There is not much more to say. Normally I don’t have any trouble finding words to throw at watches I love but in this instance, it feels inappropriate – as if hyperbole would be not only unnecessary but actually silly, if not downright juvenile, in the face of such horological self-sufficiency. It’s one of the most pure expressions of watchmaking rising to the level of art through the simple pursuit of excellence. I doubt that this was a specific intention on the part of Omega when the 30mm family of watches were being produced commercially, but it feels to me as if the purity and elegance of the case and dial are a seamless continuation of the purity and elegance of the movement – an outer expression of an inner beauty.
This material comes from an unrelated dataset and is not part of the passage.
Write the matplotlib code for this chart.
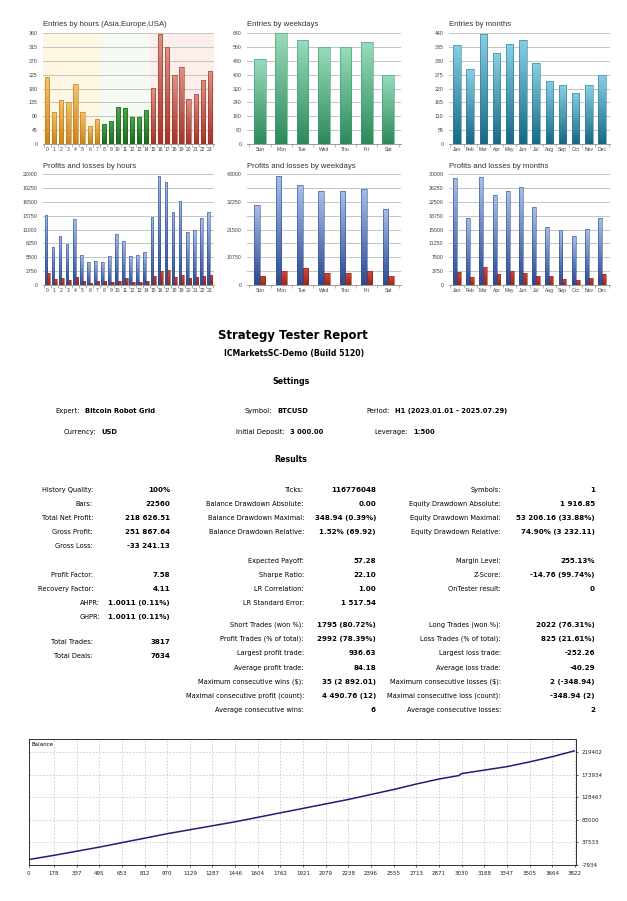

The movement has not been made in half a century. The 30mm family of movements is long gone but so is the entire genre of precision-made, solidly built, hand-wound movements intended not as mechanisms for luxury watches, but as highly accurate, extremely robust, easy-to-service movements deliberately made to last a lifetime.
The late, great, and much-feared theater critic John Simon once wrote, of the play Cyrano de Bergerac, that it is not a great play, merely a perfect one. He was being rhetorical of course, because having opened with that observation he spends the rest of the essay explaining exactly why Cyrano de Bergerac is a great play (I haven’t seen the latest movie version, starring Peter Dinklage, but I want to and the only thing holding me back is that, as with some watches, I’m in love with the version I saw first). There are a lot of watches which you might, without anyone disagreeing, call “great” but the 1894, and the family of watches from which it comes, have no such pretensions, which is what, paradoxically, makes them – for me anyway – some of the greatest watches of all time.